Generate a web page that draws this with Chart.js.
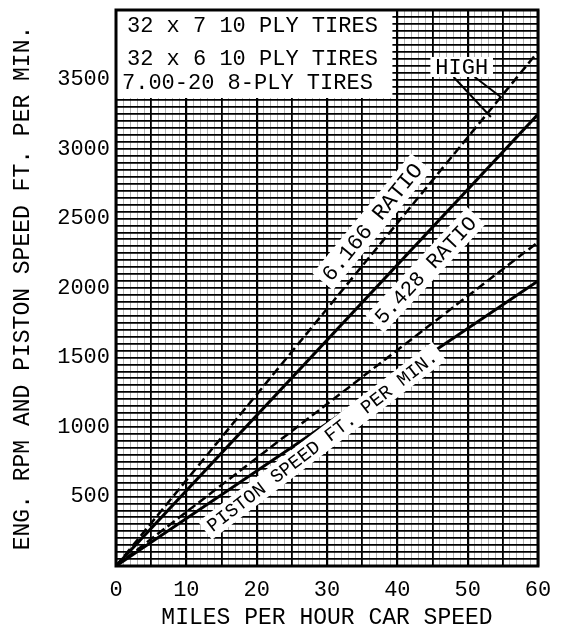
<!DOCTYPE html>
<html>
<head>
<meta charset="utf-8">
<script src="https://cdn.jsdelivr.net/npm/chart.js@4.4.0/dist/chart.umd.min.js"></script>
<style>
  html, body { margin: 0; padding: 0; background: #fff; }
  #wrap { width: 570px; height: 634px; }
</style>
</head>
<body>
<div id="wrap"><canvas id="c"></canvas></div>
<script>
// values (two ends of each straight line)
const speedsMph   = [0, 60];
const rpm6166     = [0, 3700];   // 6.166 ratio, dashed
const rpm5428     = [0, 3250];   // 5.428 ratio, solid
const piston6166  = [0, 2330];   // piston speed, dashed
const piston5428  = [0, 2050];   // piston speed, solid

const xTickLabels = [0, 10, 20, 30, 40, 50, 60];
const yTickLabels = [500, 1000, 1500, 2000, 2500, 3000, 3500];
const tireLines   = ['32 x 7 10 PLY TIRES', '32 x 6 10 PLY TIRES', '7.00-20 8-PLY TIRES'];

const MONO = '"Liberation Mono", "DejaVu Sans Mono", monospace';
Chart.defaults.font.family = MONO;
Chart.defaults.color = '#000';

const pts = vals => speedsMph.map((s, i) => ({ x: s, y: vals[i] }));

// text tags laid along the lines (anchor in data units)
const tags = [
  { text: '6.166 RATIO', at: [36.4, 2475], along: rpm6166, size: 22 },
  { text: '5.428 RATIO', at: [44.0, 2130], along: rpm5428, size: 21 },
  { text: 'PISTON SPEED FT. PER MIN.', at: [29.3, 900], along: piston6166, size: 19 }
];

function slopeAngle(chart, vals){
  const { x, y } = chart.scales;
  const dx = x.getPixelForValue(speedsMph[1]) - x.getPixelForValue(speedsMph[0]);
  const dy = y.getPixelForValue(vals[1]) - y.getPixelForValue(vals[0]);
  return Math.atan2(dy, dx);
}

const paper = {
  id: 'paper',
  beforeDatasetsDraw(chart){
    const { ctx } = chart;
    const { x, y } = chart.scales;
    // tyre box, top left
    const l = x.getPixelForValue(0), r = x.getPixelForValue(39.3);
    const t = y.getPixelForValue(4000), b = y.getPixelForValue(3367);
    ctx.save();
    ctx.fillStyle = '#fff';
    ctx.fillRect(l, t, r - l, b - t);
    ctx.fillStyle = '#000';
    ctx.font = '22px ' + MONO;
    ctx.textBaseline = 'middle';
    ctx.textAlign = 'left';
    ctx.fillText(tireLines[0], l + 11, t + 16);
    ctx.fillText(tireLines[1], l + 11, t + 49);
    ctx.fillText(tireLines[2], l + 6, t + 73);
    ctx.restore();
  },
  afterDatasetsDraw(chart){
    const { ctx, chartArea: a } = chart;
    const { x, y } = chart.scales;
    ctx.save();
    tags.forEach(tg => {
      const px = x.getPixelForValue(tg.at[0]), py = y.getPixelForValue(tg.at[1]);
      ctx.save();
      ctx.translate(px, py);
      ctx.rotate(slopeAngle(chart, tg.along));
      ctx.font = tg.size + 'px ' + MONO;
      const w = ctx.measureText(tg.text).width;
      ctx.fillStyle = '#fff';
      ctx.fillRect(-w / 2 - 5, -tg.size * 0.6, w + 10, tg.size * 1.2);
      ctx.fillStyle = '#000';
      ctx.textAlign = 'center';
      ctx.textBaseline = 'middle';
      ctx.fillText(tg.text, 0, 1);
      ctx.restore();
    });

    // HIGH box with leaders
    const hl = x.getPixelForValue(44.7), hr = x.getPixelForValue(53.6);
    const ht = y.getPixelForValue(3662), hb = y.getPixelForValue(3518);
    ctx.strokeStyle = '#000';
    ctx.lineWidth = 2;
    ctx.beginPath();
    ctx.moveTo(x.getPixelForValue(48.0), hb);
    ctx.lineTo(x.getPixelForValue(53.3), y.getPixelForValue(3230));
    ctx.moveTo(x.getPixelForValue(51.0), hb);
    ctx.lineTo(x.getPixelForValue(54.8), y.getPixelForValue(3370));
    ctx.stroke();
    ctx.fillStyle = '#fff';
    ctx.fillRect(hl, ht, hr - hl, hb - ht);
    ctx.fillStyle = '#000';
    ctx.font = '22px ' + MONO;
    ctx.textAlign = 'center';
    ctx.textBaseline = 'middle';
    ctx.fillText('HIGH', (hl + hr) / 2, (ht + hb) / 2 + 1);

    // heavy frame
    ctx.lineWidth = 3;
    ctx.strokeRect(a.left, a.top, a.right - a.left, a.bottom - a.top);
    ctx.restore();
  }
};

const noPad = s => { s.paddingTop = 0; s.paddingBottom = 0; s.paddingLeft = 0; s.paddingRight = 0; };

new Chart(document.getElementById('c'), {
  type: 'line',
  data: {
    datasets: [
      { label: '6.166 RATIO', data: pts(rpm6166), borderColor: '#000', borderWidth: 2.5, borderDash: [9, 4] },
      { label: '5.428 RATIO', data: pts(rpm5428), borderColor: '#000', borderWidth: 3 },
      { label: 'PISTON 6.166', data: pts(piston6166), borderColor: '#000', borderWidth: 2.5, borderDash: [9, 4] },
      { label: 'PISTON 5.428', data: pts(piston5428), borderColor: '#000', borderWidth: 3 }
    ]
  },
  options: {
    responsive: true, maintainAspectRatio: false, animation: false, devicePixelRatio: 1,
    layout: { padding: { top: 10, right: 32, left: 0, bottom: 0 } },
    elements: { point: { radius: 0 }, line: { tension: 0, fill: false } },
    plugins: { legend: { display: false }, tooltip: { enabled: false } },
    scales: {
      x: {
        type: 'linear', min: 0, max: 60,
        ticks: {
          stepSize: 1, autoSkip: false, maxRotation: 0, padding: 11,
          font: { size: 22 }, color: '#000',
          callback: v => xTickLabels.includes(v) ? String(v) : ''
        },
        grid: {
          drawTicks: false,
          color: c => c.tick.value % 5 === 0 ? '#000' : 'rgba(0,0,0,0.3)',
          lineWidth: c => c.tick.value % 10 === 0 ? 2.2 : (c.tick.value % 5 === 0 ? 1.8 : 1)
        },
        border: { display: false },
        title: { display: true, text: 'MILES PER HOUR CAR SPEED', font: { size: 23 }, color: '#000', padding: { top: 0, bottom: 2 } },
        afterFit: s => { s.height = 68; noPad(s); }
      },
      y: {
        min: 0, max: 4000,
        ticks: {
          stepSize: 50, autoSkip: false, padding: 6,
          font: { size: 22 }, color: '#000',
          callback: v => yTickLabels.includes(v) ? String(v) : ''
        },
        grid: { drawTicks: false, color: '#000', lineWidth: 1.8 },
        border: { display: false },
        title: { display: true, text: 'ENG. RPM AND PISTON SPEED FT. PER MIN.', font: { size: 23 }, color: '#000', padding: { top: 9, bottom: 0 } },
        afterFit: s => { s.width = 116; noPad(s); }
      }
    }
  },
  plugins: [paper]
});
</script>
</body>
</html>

***

• _EXERCISE DIRECTIONS_
Set the listing down in full and exactly. Pictures within it should not appear in the copy.

• _ANSWER TO THE EXERCISE_
Generate a web page that draws this with Chart.js.
<!DOCTYPE html>
<html>
<head>
<meta charset="utf-8">
<script src="https://cdn.jsdelivr.net/npm/chart.js@4.4.0/dist/chart.umd.min.js"></script>
<style>
  html, body { margin: 0; padding: 0; background: #fff; }
  #wrap { width: 570px; height: 634px; }
</style>
</head>
<body>
<div id="wrap"><canvas id="c"></canvas></div>
<script>
// values (two ends of each straight line)
const speedsMph   = [0, 60];
const rpm6166     = [0, 3700];   // 6.166 ratio, dashed
const rpm5428     = [0, 3250];   // 5.428 ratio, solid
const piston6166  = [0, 2330];   // piston speed, dashed
const piston5428  = [0, 2050];   // piston speed, solid

const xTickLabels = [0, 10, 20, 30, 40, 50, 60];
const yTickLabels = [500, 1000, 1500, 2000, 2500, 3000, 3500];
const tireLines   = ['32 x 7 10 PLY TIRES', '32 x 6 10 PLY TIRES', '7.00-20 8-PLY TIRES'];

const MONO = '"Liberation Mono", "DejaVu Sans Mono", monospace';
Chart.defaults.font.family = MONO;
Chart.defaults.color = '#000';

const pts = vals => speedsMph.map((s, i) => ({ x: s, y: vals[i] }));

// text tags laid along the lines (anchor in data units)
const tags = [
  { text: '6.166 RATIO', at: [36.4, 2475], along: rpm6166, size: 22 },
  { text: '5.428 RATIO', at: [44.0, 2130], along: rpm5428, size: 21 },
  { text: 'PISTON SPEED FT. PER MIN.', at: [29.3, 900], along: piston6166, size: 19 }
];

function slopeAngle(chart, vals){
  const { x, y } = chart.scales;
  const dx = x.getPixelForValue(speedsMph[1]) - x.getPixelForValue(speedsMph[0]);
  const dy = y.getPixelForValue(vals[1]) - y.getPixelForValue(vals[0]);
  return Math.atan2(dy, dx);
}

const paper = {
  id: 'paper',
  beforeDatasetsDraw(chart){
    const { ctx } = chart;
    const { x, y } = chart.scales;
    // tyre box, top left
    const l = x.getPixelForValue(0), r = x.getPixelForValue(39.3);
    const t = y.getPixelForValue(4000), b = y.getPixelForValue(3367);
    ctx.save();
    ctx.fillStyle = '#fff';
    ctx.fillRect(l, t, r - l, b - t);
    ctx.fillStyle = '#000';
    ctx.font = '22px ' + MONO;
    ctx.textBaseline = 'middle';
    ctx.textAlign = 'left';
    ctx.fillText(tireLines[0], l + 11, t + 16);
    ctx.fillText(tireLines[1], l + 11, t + 49);
    ctx.fillText(tireLines[2], l + 6, t + 73);
    ctx.restore();
  },
  afterDatasetsDraw(chart){
    const { ctx, chartArea: a } = chart;
    const { x, y } = chart.scales;
    ctx.save();
    tags.forEach(tg => {
      const px = x.getPixelForValue(tg.at[0]), py = y.getPixelForValue(tg.at[1]);
      ctx.save();
      ctx.translate(px, py);
      ctx.rotate(slopeAngle(chart, tg.along));
      ctx.font = tg.size + 'px ' + MONO;
      const w = ctx.measureText(tg.text).width;
      ctx.fillStyle = '#fff';
      ctx.fillRect(-w / 2 - 5, -tg.size * 0.6, w + 10, tg.size * 1.2);
      ctx.fillStyle = '#000';
      ctx.textAlign = 'center';
      ctx.textBaseline = 'middle';
      ctx.fillText(tg.text, 0, 1);
      ctx.restore();
    });

    // HIGH box with leaders
    const hl = x.getPixelForValue(44.7), hr = x.getPixelForValue(53.6);
    const ht = y.getPixelForValue(3662), hb = y.getPixelForValue(3518);
    ctx.strokeStyle = '#000';
    ctx.lineWidth = 2;
    ctx.beginPath();
    ctx.moveTo(x.getPixelForValue(48.0), hb);
    ctx.lineTo(x.getPixelForValue(53.3), y.getPixelForValue(3230));
    ctx.moveTo(x.getPixelForValue(51.0), hb);
    ctx.lineTo(x.getPixelForValue(54.8), y.getPixelForValue(3370));
    ctx.stroke();
    ctx.fillStyle = '#fff';
    ctx.fillRect(hl, ht, hr - hl, hb - ht);
    ctx.fillStyle = '#000';
    ctx.font = '22px ' + MONO;
    ctx.textAlign = 'center';
    ctx.textBaseline = 'middle';
    ctx.fillText('HIGH', (hl + hr) / 2, (ht + hb) / 2 + 1);

    // heavy frame
    ctx.lineWidth = 3;
    ctx.strokeRect(a.left, a.top, a.right - a.left, a.bottom - a.top);
    ctx.restore();
  }
};

const noPad = s => { s.paddingTop = 0; s.paddingBottom = 0; s.paddingLeft = 0; s.paddingRight = 0; };

new Chart(document.getElementById('c'), {
  type: 'line',
  data: {
    datasets: [
      { label: '6.166 RATIO', data: pts(rpm6166), borderColor: '#000', borderWidth: 2.5, borderDash: [9, 4] },
      { label: '5.428 RATIO', data: pts(rpm5428), borderColor: '#000', borderWidth: 3 },
      { label: 'PISTON 6.166', data: pts(piston6166), borderColor: '#000', borderWidth: 2.5, borderDash: [9, 4] },
      { label: 'PISTON 5.428', data: pts(piston5428), borderColor: '#000', borderWidth: 3 }
    ]
  },
  options: {
    responsive: true, maintainAspectRatio: false, animation: false, devicePixelRatio: 1,
    layout: { padding: { top: 10, right: 32, left: 0, bottom: 0 } },
    elements: { point: { radius: 0 }, line: { tension: 0, fill: false } },
    plugins: { legend: { display: false }, tooltip: { enabled: false } },
    scales: {
      x: {
        type: 'linear', min: 0, max: 60,
        ticks: {
          stepSize: 1, autoSkip: false, maxRotation: 0, padding: 11,
          font: { size: 22 }, color: '#000',
          callback: v => xTickLabels.includes(v) ? String(v) : ''
        },
        grid: {
          drawTicks: false,
          color: c => c.tick.value % 5 === 0 ? '#000' : 'rgba(0,0,0,0.3)',
          lineWidth: c => c.tick.value % 10 === 0 ? 2.2 : (c.tick.value % 5 === 0 ? 1.8 : 1)
        },
        border: { display: false },
        title: { display: true, text: 'MILES PER HOUR CAR SPEED', font: { size: 23 }, color: '#000', padding: { top: 0, bottom: 2 } },
        afterFit: s => { s.height = 68; noPad(s); }
      },
      y: {
        min: 0, max: 4000,
        ticks: {
          stepSize: 50, autoSkip: false, padding: 6,
          font: { size: 22 }, color: '#000',
          callback: v => yTickLabels.includes(v) ? String(v) : ''
        },
        grid: { drawTicks: false, color: '#000', lineWidth: 1.8 },
        border: { display: false },
        title: { display: true, text: 'ENG. RPM AND PISTON SPEED FT. PER MIN.', font: { size: 23 }, color: '#000', padding: { top: 9, bottom: 0 } },
        afterFit: s => { s.width = 116; noPad(s); }
      }
    }
  },
  plugins: [paper]
});
</script>
</body>
</html>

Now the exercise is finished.